Dit betoog slaagt. Interface Fashion bedrijft op het perceel groothandel in textielwaren en aanverwante artikelen. Niet in geschil is dat ingevolge hierboven genoemde bestemmingsplannen op het perceel geen detailhandel is toegestaan. De voorzieningenrechter heeft terecht en op goede gronden overwogen dat, indien het gaat om een bestemming die groothandel toelaat, incidenteel, in beperkte mate, voortvloeiend uit en ondergeschikt aan de groothandelsactiviteiten, verkoop aan particulieren niet verboden is.
De in bezwaar gehandhaafde aanschrijving ziet op de situatie dat ter plaatse ongeveer vier keer per jaar magazijnverkoop van kleding plaatsvindt aan particulieren. Aannemelijk is voorts dat de verkoop voor het algemene publiek toegankelijk is. Deze verkoop kan, mede gelet op de aard van de ten verkoop aangeboden goederen, aldus niet als incidenteel en voortvloeiend uit en ondergeschikt aan de groothandelsactiviteiten worden aangemerkt. Gelet hierop, is sprake van overtreding van het in artikel 2, eerste lid, van het bestemmingsplan "Herziening gebruiksvoorschriften 1995" neergelegde verbod, zodat appellant ter zake handhavend kon optreden, als het heeft gedaan.
2.4. Het hoger beroep is gegrond.
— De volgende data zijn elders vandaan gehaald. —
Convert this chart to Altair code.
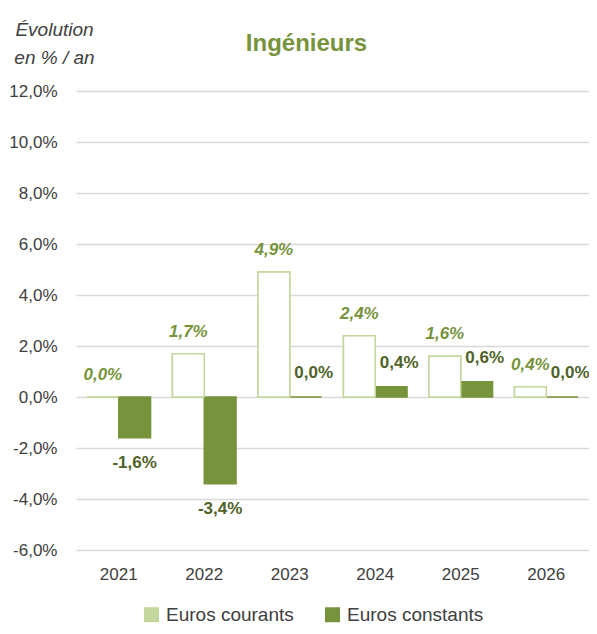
import altair as alt
import pandas as pd

years = ["2021", "2022", "2023", "2024", "2025", "2026"]
courants = [0.0, 1.7, 4.9, 2.4, 1.6, 0.4]
constants = [-1.6, -3.4, 0.0, 0.4, 0.6, 0.0]
series = ["Euros courants", "Euros constants"]
y_ticks = [-6, -4, -2, 0, 2, 4, 6, 8, 10, 12]

rows = []
for i, yr in enumerate(years):
    rows.append({"year": yr, "series": series[0], "value": courants[i]})
    rows.append({"year": yr, "series": series[1], "value": constants[i]})
df = pd.DataFrame(rows)

FONT = "Liberation Sans"
LIGHT = "#C3D69B"
GREEN = "#77933C"
DARK = "#4F6228"
GREY = "#404040"

fmt = "(datum.value < 0 ? '-' : '') + replace(format(abs(datum.value), '.1f'), '.', ',') + '%'"

base = alt.Chart(df).transform_calculate(label=fmt)

x = alt.X(
    "year:N",
    sort=years,
    scale=alt.Scale(paddingInner=0.256, paddingOuter=0.128),
    axis=alt.Axis(
        title=None, labelAngle=0, domain=False, ticks=False, tickSize=0,
        labelPadding=16, labelFont=FONT, labelFontSize=17, labelColor=GREY, grid=False,
    ),
)
xoff = alt.XOffset("series:N", sort=series,
                   scale=alt.Scale(domain=series, paddingInner=0, paddingOuter=0))
y = alt.Y(
    "value:Q",
    scale=alt.Scale(domain=[-6, 12], nice=False),
    axis=alt.Axis(
        values=y_ticks, labelExpr=fmt, grid=True, gridColor="#D9D9D9", gridWidth=1.5,
        domain=False, ticks=False, tickSize=0, labelPadding=19, labelFont=FONT,
        labelFontSize=17, labelColor=GREY,
        title=["Évolution", "en % / an"], titleAngle=0, titleX=-22, titleY=-56,
        titleAlign="center", titleBaseline="alphabetic", titleFont=FONT,
        titleFontSize=19, titleFontStyle="italic", titleFontWeight="normal",
        titleColor=GREY, titleLineHeight=28,
    ),
)

bars = base.mark_bar(strokeWidth=1.5).encode(
    x=x, xOffset=xoff, y=y,
    fill=alt.Fill(
        "series:N", sort=series,
        scale=alt.Scale(domain=series, range=[LIGHT, GREEN]),
        legend=alt.Legend(
            title=None, orient="none", legendX=66, legendY=514, direction="horizontal",
            symbolType="square", symbolSize=225, symbolStrokeWidth=0,
            labelFont=FONT, labelFontSize=19, labelColor=GREY, columnPadding=29,
            labelOffset=5, padding=0,
        ),
    ),
    stroke=alt.Stroke("series:N", scale=alt.Scale(domain=series, range=[LIGHT, GREEN]), legend=None),
)

cover = base.transform_filter(alt.datum.series == series[0]).mark_bar(
    fill="white", stroke=LIGHT, strokeWidth=1.5,
).encode(x=x, xOffset=xoff, y=y)

txt_cour = base.transform_filter(alt.datum.series == series[0]).mark_text(
    font=FONT, fontSize=17, fontWeight="bold", fontStyle="italic", color=GREEN,
    baseline="middle", dy=-22,
).encode(x=x, xOffset=xoff, y=y, text="label:N")

txt_pos = base.transform_filter(
    (alt.datum.series == series[1]) & (alt.datum.value >= 0)
).mark_text(
    font=FONT, fontSize=17, fontWeight="bold", color=DARK, baseline="middle", dy=-24, dx=8,
).encode(x=x, xOffset=xoff, y=y, text="label:N")

txt_neg = base.transform_filter(
    (alt.datum.series == series[1]) & (alt.datum.value < 0)
).mark_text(
    font=FONT, fontSize=17, fontWeight="bold", color=DARK, baseline="middle", dy=25,
).encode(x=x, xOffset=xoff, y=y, text="label:N")

chart = alt.layer(bars, cover, txt_cour, txt_pos, txt_neg).properties(
    width=513,
    height=459,
    padding={"left": 68, "top": 83, "right": 0, "bottom": 76},
    autosize=alt.AutoSizeParams(type="none"),
    title=alt.TitleParams(
        "Ingénieurs", font=FONT, fontSize=24,
        fontWeight="bold", color=GREEN, anchor="middle", offset=-36, dx=-26,
        frame="group",
    ),
).configure_view(stroke=None)

chart.save("out.html", embed_options={"renderer": "svg", "actions": False})
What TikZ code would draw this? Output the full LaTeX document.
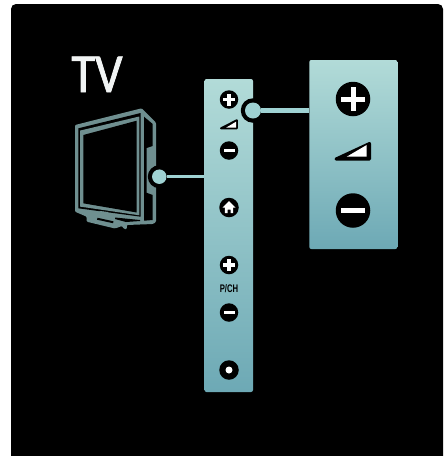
\documentclass[tikz,border=0pt]{standalone}
\usepackage{fontspec}
\setmainfont{Liberation Sans}
\newfontfamily\titlefont[FakeBold=1.6]{Carlito}
\definecolor{panelTop}{HTML}{B2DBD8}
\definecolor{panelBot}{HTML}{6DA9B5}
\definecolor{wire}{HTML}{9FD2D3}
\definecolor{tvCol}{HTML}{6F8F90}
\tikzset{
  keypanel/.style={rounded corners=2pt,top color=panelTop,bottom color=panelBot,draw=none},
  wireline/.style={draw=wire},
  btn/.style={circle,fill=black,draw=none,inner sep=0pt,minimum size=#1},
  sym/.style={fill=white,draw=none},
}
\begin{document}
\begin{tikzpicture}[x=1pt,y=-1pt]
\useasboundingbox (0,0) rectangle (445,456);
\fill[white] (0,0) rectangle (445,456);
\fill[black,rounded corners=5pt] (11,4) -- (443,4) -- (443,470) -- (11,470) -- cycle;
\path[clip] (0,0) rectangle (445,456);
\node[text=white!90!tvCol,font=\titlefont\fontsize{55}{55}\selectfont,inner sep=0pt,anchor=base,xscale=.88] (title) at (97,92) {TV};
% TV body
\fill[tvCol,rounded corners=1pt]
 (75,125) -- (141.7,108.3) -- (156,122.7) -- (156,222) -- (153,224) -- (126.7,225) -- (127,229) -- (124,229) -- (122,226) -- (115,228.5) -- (86.7,221.7) -- (86.7,216.7) -- (75,211.7) -- cycle;
% frame gap, bezel and screen
\fill[black] (78.3,128.3) -- (140.7,113) -- (140.7,216.7) -- (78.3,208.3) -- cycle;
\fill[tvCol] (80,130.6) -- (139.3,116.5) -- (139.3,215.3) -- (80,206.6) -- cycle;
\fill[black] (83.3,135) -- (136.7,120.7) -- (136.7,212.5) -- (83.3,203.3) -- cycle;
% side recess
\fill[black] (144,116.7) -- (152.7,124) -- (152.7,146) -- (146.5,148) -- (146.5,192.7) -- (152.7,195) -- (152.7,220) -- (144,220.7) -- cycle;
% stand slot and logo
\fill[black] (97.5,217.8) -- (113.5,221.3) -- (113,223.2) -- (97,219.7) -- cycle;
\fill[black] (115,217.5) -- (140,220) -- (140,221) -- (126,222) -- (115,219) -- cycle;
\fill[tvCol] (100,211) -- (108,212) -- (108,213.5) -- (100,212.5) -- cycle;
\node[btn=23] (tvjack) at (159.3,176.7) {};
\node[circle,fill=wire,inner sep=0pt,minimum size=14.5] (tvdot) at (159.3,176.7) {};
% panels
\node[keypanel,minimum width=48.5,minimum height=313,inner sep=0pt] (pnl) at (228.75,235.5) {};
\node[keypanel,minimum width=88,minimum height=189,inner sep=0pt] (big) at (353.3,154.5) {};
\draw[wireline,line width=3.5] (tvdot) -- (pnl.west |- tvdot);
\node[btn=24.5] (pjack) at (253,110.5) {};
\node[circle,fill=wire,inner sep=0pt,minimum size=16] (pdot) at (253,110.5) {};
\draw[wireline,line width=5] (pdot) -- (big.west |- pdot);
% small buttons
\node[btn=18.5] (sp) at (229,99.5) {};
\fill[sym] (227.2,93.5) rectangle (230.8,105.5); \fill[sym] (223,97.7) rectangle (235,101.3);
\fill[black,draw=black,line width=2,line join=round] (221,128.3) -- (236.8,120.3) -- (236.8,128.3) -- cycle;
\fill[sym] (226,127.7) -- (236,121.7) -- (236,127.7) -- cycle;
\node[btn=18.5] (sm) at (229,150.5) {};
\fill[sym] (223.5,148.8) rectangle (234.5,152.2);
\node[btn=19.5] (home) at (229,207.5) {};
\fill[sym] (222.5,207.5) -- (229,201) -- (235.5,207.5) -- (233.2,207.5) -- (233.2,213) -- (230.5,213) -- (230.5,209.5) -- (227.5,209.5) -- (227.5,213) -- (224.8,213) -- (224.8,207.5) -- cycle;
\node[btn=18.5] (cp) at (229,265) {};
\fill[sym] (227.2,259) rectangle (230.8,271); \fill[sym] (223,263.2) rectangle (235,266.8);
\node[font=\bfseries\fontsize{11}{11}\selectfont,text=black,inner sep=0pt,xscale=.7] (pch) at (229,289) {P/CH};
\node[btn=18.5] (cm) at (229,312.5) {};
\fill[sym] (223.5,310.8) rectangle (234.5,314.2);
\node[btn=19.5] (pw) at (229,370) {};
\node[circle,fill=white,inner sep=0pt,minimum size=7] (pwd) at (229,370) {};
% big buttons
\node[btn=34.5] (bp) at (353,99) {};
\fill[sym] (350.5,87) rectangle (355.5,111); \fill[sym] (341,96.5) rectangle (365,101.5);
\fill[black,draw=black,line width=3,line join=round] (336,159) -- (369.5,143.5) -- (369.5,159) -- cycle;
\fill[sym] (346.7,156.7) -- (366.7,145) -- (366.7,156.7) -- cycle;
\node[btn=34.5] (bm) at (353,210.5) {};
\fill[sym] (341,208) rectangle (365,213);
\end{tikzpicture}
\end{document}
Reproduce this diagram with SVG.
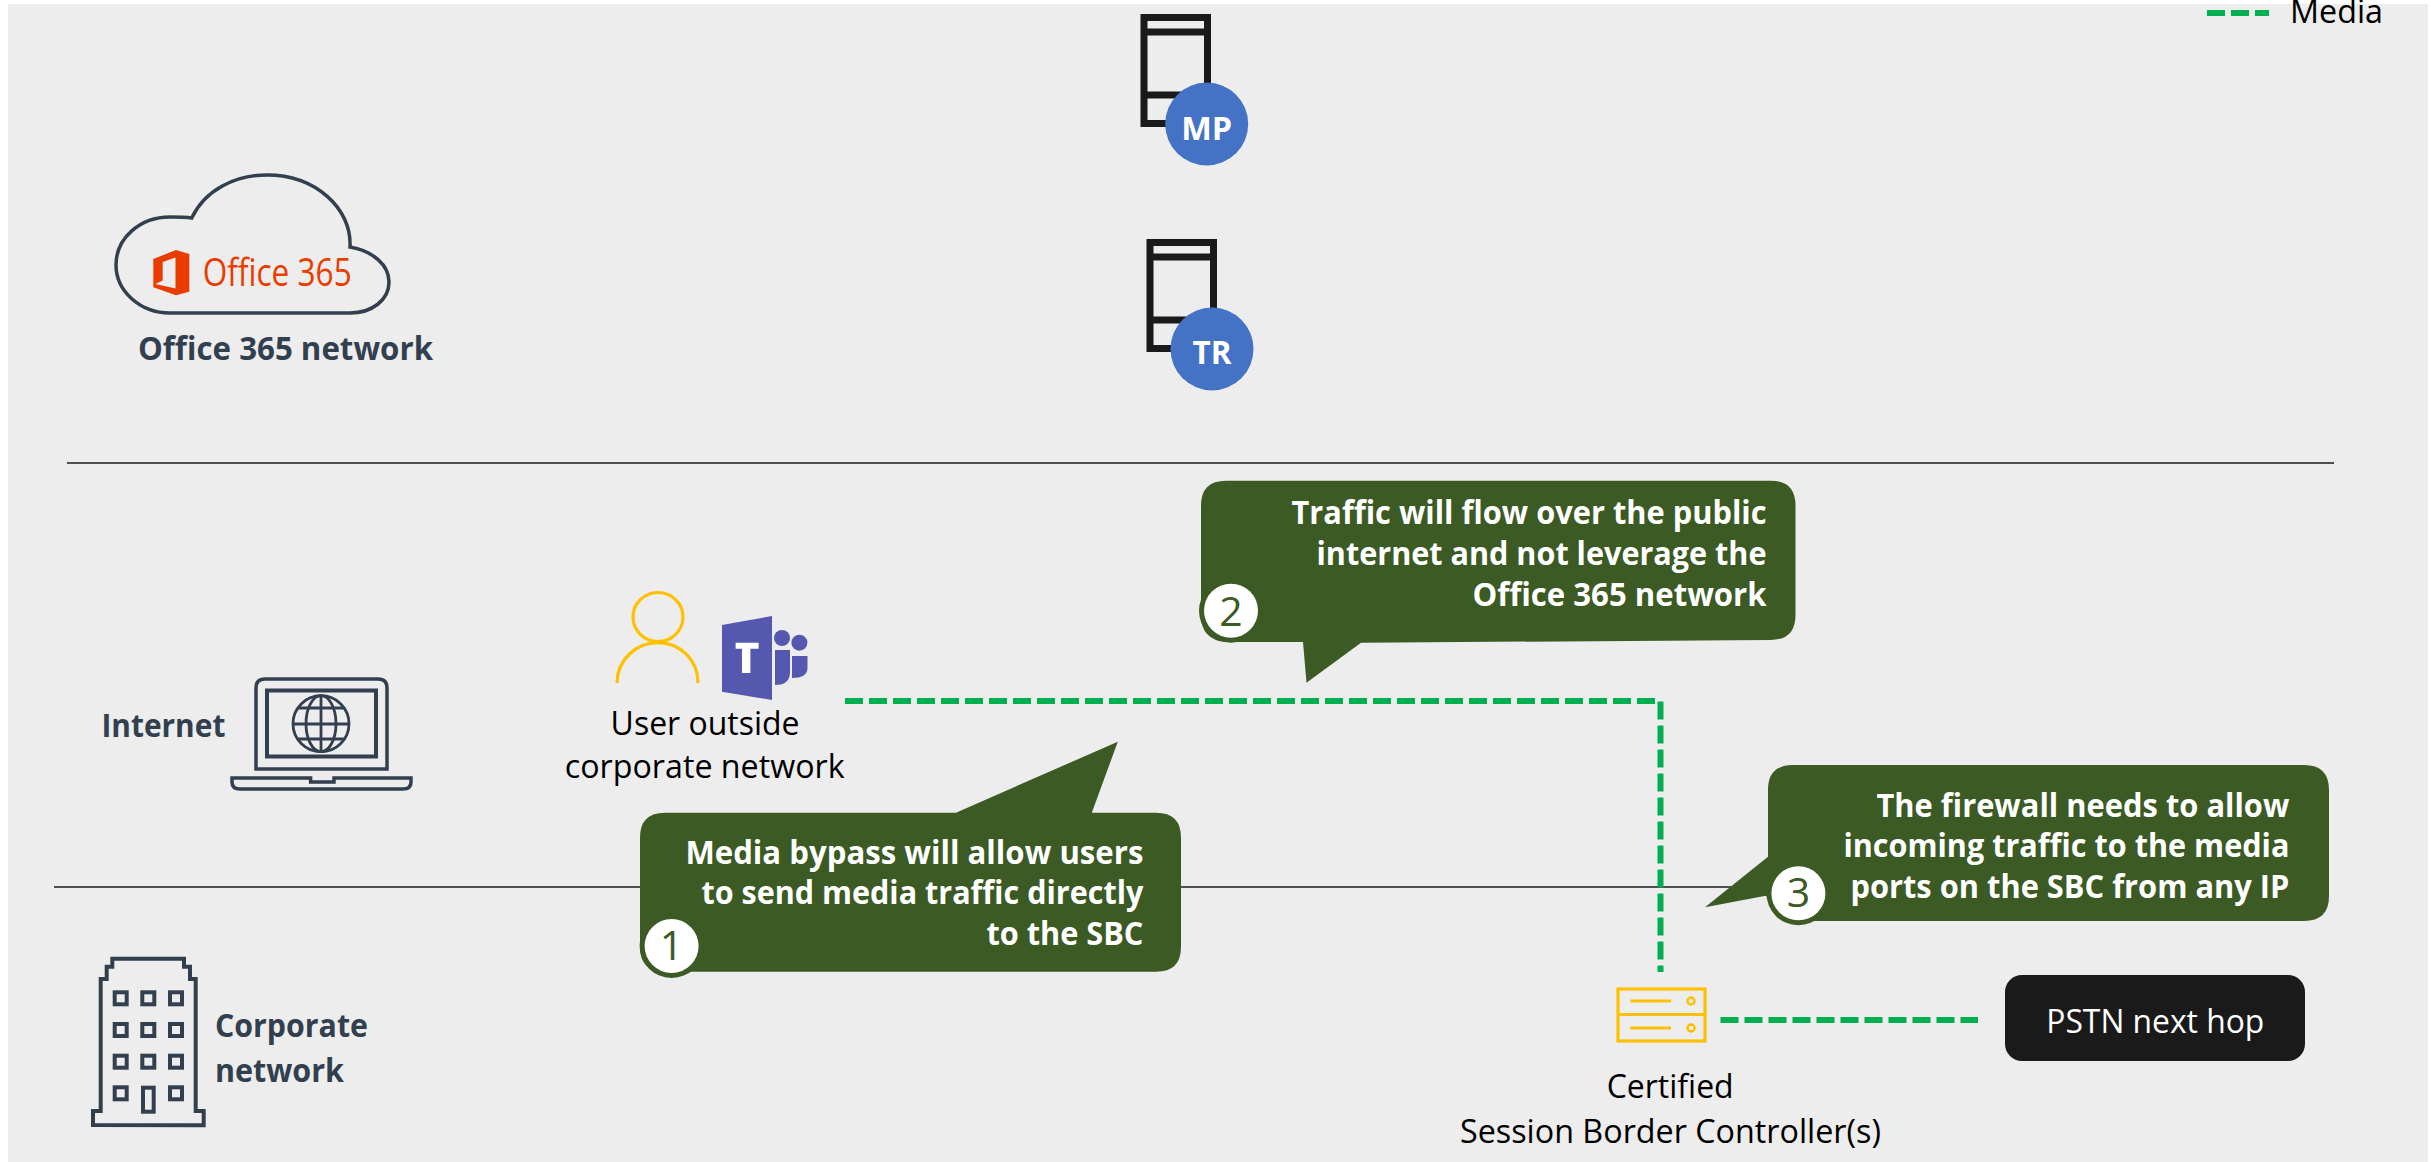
<svg xmlns="http://www.w3.org/2000/svg" width="2431" height="1162" viewBox="0 0 2431 1162">
<style>
text{font-family:"Open Sans","Noto Sans","Liberation Sans",sans-serif}
.lbl{font-size:33px;fill:#000}
.sec{font-size:33px;font-weight:700;fill:#323f4f}
.call{font-size:33px;font-weight:700;fill:#fff;text-anchor:end}
.num{font-size:41px;fill:#3b5a24;text-anchor:middle}
.bub{fill:#3b5a24}
.nav{fill:none;stroke:#323f4f;stroke-width:4}
.srv{fill:none;stroke:#1a1a1a;stroke-width:7}
.ylw{fill:none;stroke:#ffc000;stroke-width:3.2}
.dash{fill:none;stroke:#00b050;stroke-width:6;stroke-dasharray:18 6}
.div{stroke:#1a1a1a;stroke-width:1.6}
.badge{fill:#4472c4}
.btxt{font-size:33px;font-weight:700;fill:#fff;text-anchor:middle}
</style>
<rect width="2431" height="1162" fill="#fff"/>
<rect x="8" y="4" width="2420" height="1158" fill="#ededed"/>
<g id="dividers">
<line class="div" x1="67" y1="463" x2="2334" y2="463"/>
<line class="div" x1="54" y1="887" x2="2300" y2="887"/>
</g>
<g id="connectors">
<path class="dash" d="M845 701H1660.500V972"/>
<path class="dash" d="M1720.500 1020H1978"/>
<path class="dash" d="M2207 13H2269"/>
</g>
<text class="lbl" style="font-size:32px" x="2290" y="23" textLength="93" lengthAdjust="spacingAndGlyphs">Media</text>
<g id="office365">
<path d="M191.700 218C205 190 235 175 267 175C315 175 352 208 350 247C373 251 389 265 389 282C389 300 372 313 350 313H170C140 313 116 291 116 265C116 238 140 217 170 217C178 217 185 217 191.700 218Z" fill="none" stroke="#323f4f" stroke-width="3.500"/>
<path fill-rule="evenodd" d="M153.300 259L176 250L189.300 254V291.700L176 295.300L153.300 287.300ZM162.700 262V280.500L155.500 284L175.500 288.500V257.500Z" fill="#eb3c00"/>
<text x="202.700" y="286" font-size="38" fill="#eb3c00" textLength="149" lengthAdjust="spacingAndGlyphs">Office 365</text>
<text class="sec" x="138" y="360" textLength="295" lengthAdjust="spacingAndGlyphs">Office 365 network</text>
</g>
<g id="mp">
<rect class="srv" x="1144" y="17.500" width="63.500" height="106"/>
<path class="srv" d="M1144 32H1207M1144 95H1207"/>
<circle class="badge" cx="1206.700" cy="124" r="41.500"/>
<text class="btxt" x="1206.700" y="140" textLength="51" lengthAdjust="spacingAndGlyphs">MP</text>
</g>
<g id="tr">
<rect class="srv" x="1150" y="242.500" width="63.500" height="106"/>
<path class="srv" d="M1150 257H1213M1150 320H1213"/>
<circle class="badge" cx="1212" cy="349" r="41.500"/>
<text class="btxt" x="1212" y="364" textLength="39" lengthAdjust="spacingAndGlyphs">TR</text>
</g>
<g id="internet">
<text class="sec" x="101.400" y="736.700" textLength="124" lengthAdjust="spacingAndGlyphs">Internet</text>
<path class="nav" style="stroke-width:3.500" d="M256 769V688Q256 679 265 679H378Q387 679 387 688V769Z"/>
<rect class="nav" x="267" y="690.500" width="109" height="66"/>
<g class="nav" style="stroke-width:2.800">
<ellipse cx="321" cy="723.700" rx="28" ry="28"/>
<ellipse cx="321" cy="723.700" rx="15" ry="28"/>
<path d="M321 696V751M298 708H344M298 739H344M293 724H349"/>
</g>
<path class="nav" style="stroke-width:3.500" d="M232 778H310.600V782H334V778H411V782Q411 789 403 789H240Q232 789 232 782Z"/>
</g>
<g id="user">
<ellipse class="ylw" cx="658" cy="617" rx="25" ry="24.500"/>
<path class="ylw" d="M617 683C617 660 636 642.700 658 642.700C680 642.700 698 660 698 683"/>
<path d="M722 625L772 616V700L722 691.700Z" fill="#5558af"/>
<path d="M735.600 642.700H758.600V648.700H750.400V673H742V648.700H735.600Z" fill="#fff"/>
<circle cx="782" cy="638" r="8" fill="#5558af"/>
<circle cx="799.400" cy="642.700" r="8" fill="#5558af"/>
<path d="M775 650H790V672Q790 685 775 685Z" fill="#5558af"/>
<path d="M792 656H807.500V668Q807.500 678 792 678Z" fill="#5558af"/>
<text class="lbl" x="610.600" y="735" textLength="189" lengthAdjust="spacingAndGlyphs">User outside</text>
<text class="lbl" x="564.700" y="778" textLength="280" lengthAdjust="spacingAndGlyphs">corporate network</text>
</g>
<g id="corporate">
<path class="nav" d="M93 1125V1111H100.700V979H106.700V966.700H112.300V958.700H184V966.700H190V979H195.700V1111H203.700V1125.300Z"/>
<g class="nav">
<rect x="114.700" y="992.300" width="12" height="12"/><rect x="142.300" y="992.300" width="12" height="12"/><rect x="170" y="992.300" width="12" height="12"/>
<rect x="114.700" y="1024" width="12" height="12"/><rect x="142.300" y="1024" width="12" height="12"/><rect x="170" y="1024" width="12" height="12"/>
<rect x="114.700" y="1055.700" width="12" height="12"/><rect x="142.300" y="1055.700" width="12" height="12"/><rect x="170" y="1055.700" width="12" height="12"/>
<rect x="114.700" y="1087.300" width="12" height="12"/><rect x="143" y="1087.700" width="10.700" height="24"/><rect x="170" y="1087.300" width="12" height="12"/>
</g>
<text class="sec" x="215" y="1036.700" textLength="153" lengthAdjust="spacingAndGlyphs">Corporate</text>
<text class="sec" x="215" y="1081.700" textLength="129" lengthAdjust="spacingAndGlyphs">network</text>
</g>
<g id="callout1">
<path class="bub" d="M665 812.700H956L1117.800 741.700L1091.800 812.700H1156Q1181 812.700 1181 837.700V946.700Q1181 971.700 1156 971.700H665Q640 971.700 640 946.700V837.700Q640 812.700 665 812.700Z"/>
<circle class="bub" cx="671.600" cy="946" r="32"/>
<circle cx="671.600" cy="946" r="27" fill="#fff"/>
<text class="num" x="671.600" y="960">1</text>
<text class="call" x="1143.400" y="864" textLength="458" lengthAdjust="spacingAndGlyphs">Media bypass will allow users</text>
<text class="call" x="1143.400" y="904.300" textLength="442" lengthAdjust="spacingAndGlyphs">to send media traffic directly</text>
<text class="call" x="1143.400" y="945" textLength="157" lengthAdjust="spacingAndGlyphs">to the SBC</text>
</g>
<g id="callout2">
<path class="bub" d="M1226 480.700H1770.500Q1795.500 480.700 1795.500 505.700V615Q1795.500 640 1770.500 640L1361 642.700L1306.500 682.700L1303 642H1226Q1201 640 1201 615V505.700Q1201 480.700 1226 480.700Z"/>
<circle class="bub" cx="1231" cy="610.700" r="32"/>
<circle cx="1231" cy="610.700" r="27" fill="#fff"/>
<text class="num" x="1231" y="625.700">2</text>
<text class="call" x="1766.500" y="524.300" textLength="475" lengthAdjust="spacingAndGlyphs">Traffic will flow over the public</text>
<text class="call" x="1766.500" y="565" textLength="450" lengthAdjust="spacingAndGlyphs">internet and not leverage the</text>
<text class="call" x="1766.500" y="605.700" textLength="294" lengthAdjust="spacingAndGlyphs">Office 365 network</text>
</g>
<g id="callout3">
<path class="bub" d="M1793 765H2304Q2329 765 2329 790V896Q2329 921 2304 921H1793L1765.700 895.700L1705 907.300L1768 856.700V790Q1768 765 1793 765Z"/>
<circle class="bub" cx="1798.400" cy="893.300" r="32"/>
<circle cx="1798.400" cy="893.300" r="27" fill="#fff"/>
<text class="num" x="1798.400" y="906.700">3</text>
<text class="call" x="2289.400" y="817.300" textLength="413" lengthAdjust="spacingAndGlyphs">The firewall needs to allow</text>
<text class="call" x="2289.400" y="857.300" textLength="446" lengthAdjust="spacingAndGlyphs">incoming traffic to the media</text>
<text class="call" x="2289.400" y="897.700" textLength="439" lengthAdjust="spacingAndGlyphs">ports on the SBC from any IP</text>
</g>
<g id="sbc">
<rect class="ylw" x="1618" y="989" width="87" height="52"/>
<path class="ylw" d="M1618 1014.500H1705M1630.400 1001H1671M1630.400 1028H1671"/>
<circle class="ylw" style="stroke-width:2.500" cx="1691" cy="1001" r="3.500"/>
<circle class="ylw" style="stroke-width:2.500" cx="1691" cy="1028" r="3.500"/>
<text class="lbl" x="1606.700" y="1098.300" textLength="127" lengthAdjust="spacingAndGlyphs">Certified</text>
<text class="lbl" x="1460" y="1143.300" textLength="421" lengthAdjust="spacingAndGlyphs">Session Border Controller(s)</text>
</g>
<g id="pstn">
<rect x="2005" y="975" width="300" height="86" rx="17" fill="#1a1a1a"/>
<text class="lbl" style="fill:#fff" x="2046.300" y="1032.700" textLength="218" lengthAdjust="spacingAndGlyphs">PSTN next hop</text>
</g>
</svg>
De aangevallen uitspraak moet worden vernietigd. Doende hetgeen de rechtbank zou behoren te doen, zal de Afdeling het beroep, voor zover het is ingediend namens [wederpartij sub 2] alsnog niet-ontvankelijk, en, nu Interface Fashion overigens geen gronden heeft aangevoerd tegen het besluit van 26 april 2005, voor het overige ongegrond verklaren.
2.5. Voor een proceskostenveroordeling bestaat geen aanleiding.
De Afdeling bestuursrechtspraak van de Raad van State
Recht doende in naam der Koningin:
I. verklaart het hoger beroep gegrond;
II. vernietigt de uitspraak van de rechtbank Utrecht van 14 juli 2005, in zaak SBR 05/1426 en 05/1427;
III. verklaart het beroep bij de rechtbank, voor zover ingesteld namens [wederpartij sub 2], niet-ontvankelijk;
IV. verklaart het door de besloten vennootschap met beperkte aansprakelijkheid Interface Fashion B.V. in voormelde zaak bij de rechtbank ingestelde beroep ongegrond;
Aldus vastgesteld door mr. R.W.L. Loeb, Voorzitter, en mr. P.A. Offers en mr. A.W.M. Bijloos, Leden, in tegenwoordigheid van mr. R. van Heusden, ambtenaar van Staat.